Retype word for word the first line of the listing and each line after it up to the line with "import plotly.graph_objects as go", with the pictures taken out.
--- begin Given material ---
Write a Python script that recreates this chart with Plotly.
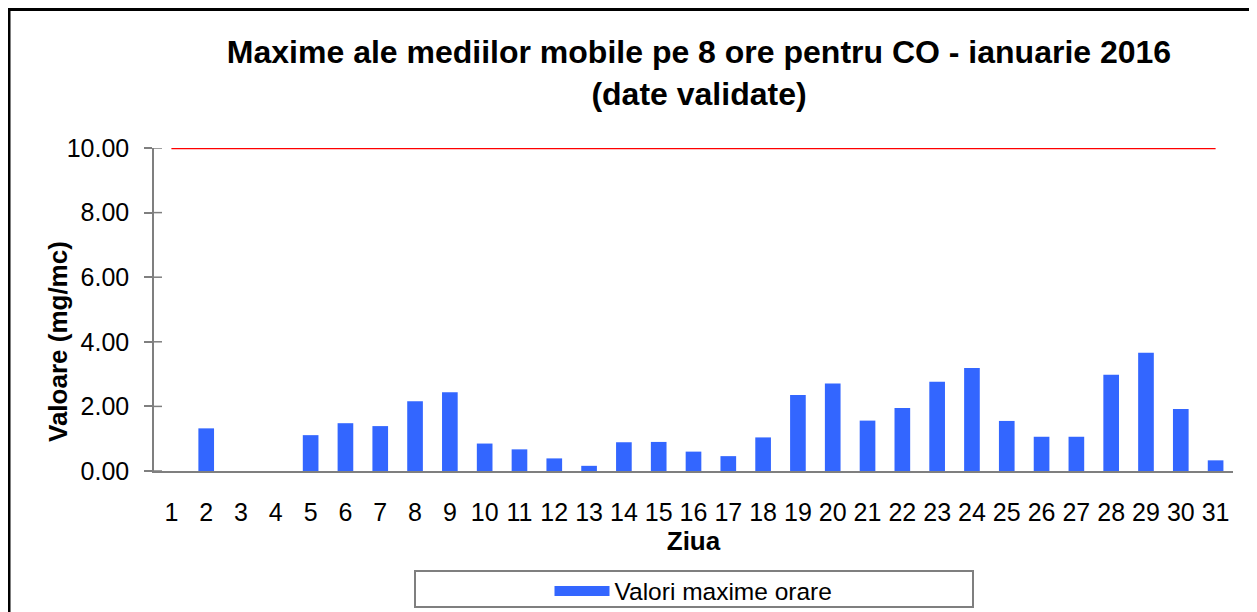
import plotly.graph_objects as go

days = [str(d) for d in range(1, 32)]
values = [None, 1.32, None, None, 1.11, 1.48, 1.39, 2.16, 2.44, 0.85,
          0.67, 0.39, 0.16, 0.89, 0.90, 0.60, 0.46, 1.04, 2.35, 2.71,
          1.56, 1.95, 2.76, 3.19, 1.55, 1.06, 1.06, 2.98, 3.66, 1.92, 0.33]
limit = [10.0] * 31
y_ticks = [0, 2, 4, 6, 8, 10]
y_tick_text = ["0.00", "2.00", "4.00", "6.00", "8.00", "10.00"]

BLUE = "#3366FF"
AXIS = "#7f7f7f"
FONT = "Liberation Sans, Arial, sans-serif"
OFF = 8  # page body margin
W, H = 1257 - OFF, 612 - OFF
L, R, T, B = 154 - OFF, 24, 148 - OFF, 141
pw, ph = W - L - R, H - T - B

def px(x):  # page x -> paper
    return (x - OFF - L) / pw

def py(y):  # page y -> paper
    return (H - B - (y - OFF)) / ph

fig = go.Figure()
fig.add_trace(go.Bar(x=days, y=values, marker_color=BLUE, marker_line_width=0,
                     name="Valori maxime orare", legendgroup="v", showlegend=False))
fig.add_trace(go.Scatter(x=[None], y=[None], mode="lines",
                         line=dict(color=BLUE, width=13),
                         name="Valori maxime orare", legendgroup="v", showlegend=True))
fig.add_trace(go.Scatter(x=days, y=limit, mode="lines",
                         line=dict(color="#FF0000", width=2.5),
                         showlegend=False, hoverinfo="skip"))

shapes = [
    dict(type="rect", xref="paper", yref="paper",
         x0=px(9), x1=px(1254), y0=py(640), y1=py(9.5),
         line=dict(color="black", width=3), fillcolor="rgba(0,0,0,0)"),
    dict(type="rect", xref="paper", yref="paper",
         x0=px(415), x1=px(973), y0=py(607), y1=py(571),
         line=dict(color=AXIS, width=2), fillcolor="rgba(0,0,0,0)"),
]
# inner half of the crossing y-axis tick marks
for v in y_ticks:
    shapes.append(dict(type="line", xref="paper", yref="y",
                       x0=0, x1=8 / pw, y0=v, y1=v,
                       line=dict(color=AXIS, width=1.5)))

fig.update_layout(
    width=W, height=H,
    margin=dict(l=L, r=R, t=T, b=B, autoexpand=False),
    paper_bgcolor="white", plot_bgcolor="white",
    font=dict(family=FONT, color="black", size=25),
    bargap=0.55,
    title=dict(text="<b>Maxime ale mediilor mobile pe 8 ore pentru CO - ianuarie 2016<br>(date validate)</b>",
               font=dict(size=32, family=FONT, color="black"),
               x=px(699), xanchor="center", xref="paper",
               y=1 - 55 / H, yanchor="top", yref="container"),
    xaxis=dict(type="category", categoryorder="array", categoryarray=days,
               tickvals=days, ticktext=days,
               showline=True, linecolor=AXIS, linewidth=1.5,
               ticks="", showgrid=False, zeroline=False,
               tickfont=dict(size=25), ticklabelstandoff=18,
               title=dict(text="<b>Ziua</b>", font=dict(size=26), standoff=0)),
    yaxis=dict(range=[0, 10], tickvals=y_ticks, ticktext=y_tick_text,
               showline=True, linecolor=AXIS, linewidth=1.5,
               ticks="outside", ticklen=8, tickcolor=AXIS, tickwidth=1.5,
               showgrid=False, zeroline=False, tickfont=dict(size=25),
               ticklabelstandoff=10),
    annotations=[dict(text="<b>Valoare (mg/mc)</b>", textangle=-90,
                      xref="paper", yref="paper", x=px(58), y=py(342),
                      xanchor="center", yanchor="middle", showarrow=False,
                      font=dict(size=26, family=FONT, color="black"))],
    legend=dict(orientation="h", x=0.5, xanchor="center",
                y=py(591), yanchor="middle", font=dict(size=24.5),
                bgcolor="rgba(0,0,0,0)", itemwidth=55),
    shapes=shapes,
)

fig.write_html("out.html")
--- end Given material ---
## Solved exercise
Write a Python script that recreates this chart with Plotly.
import plotly.graph_objects as go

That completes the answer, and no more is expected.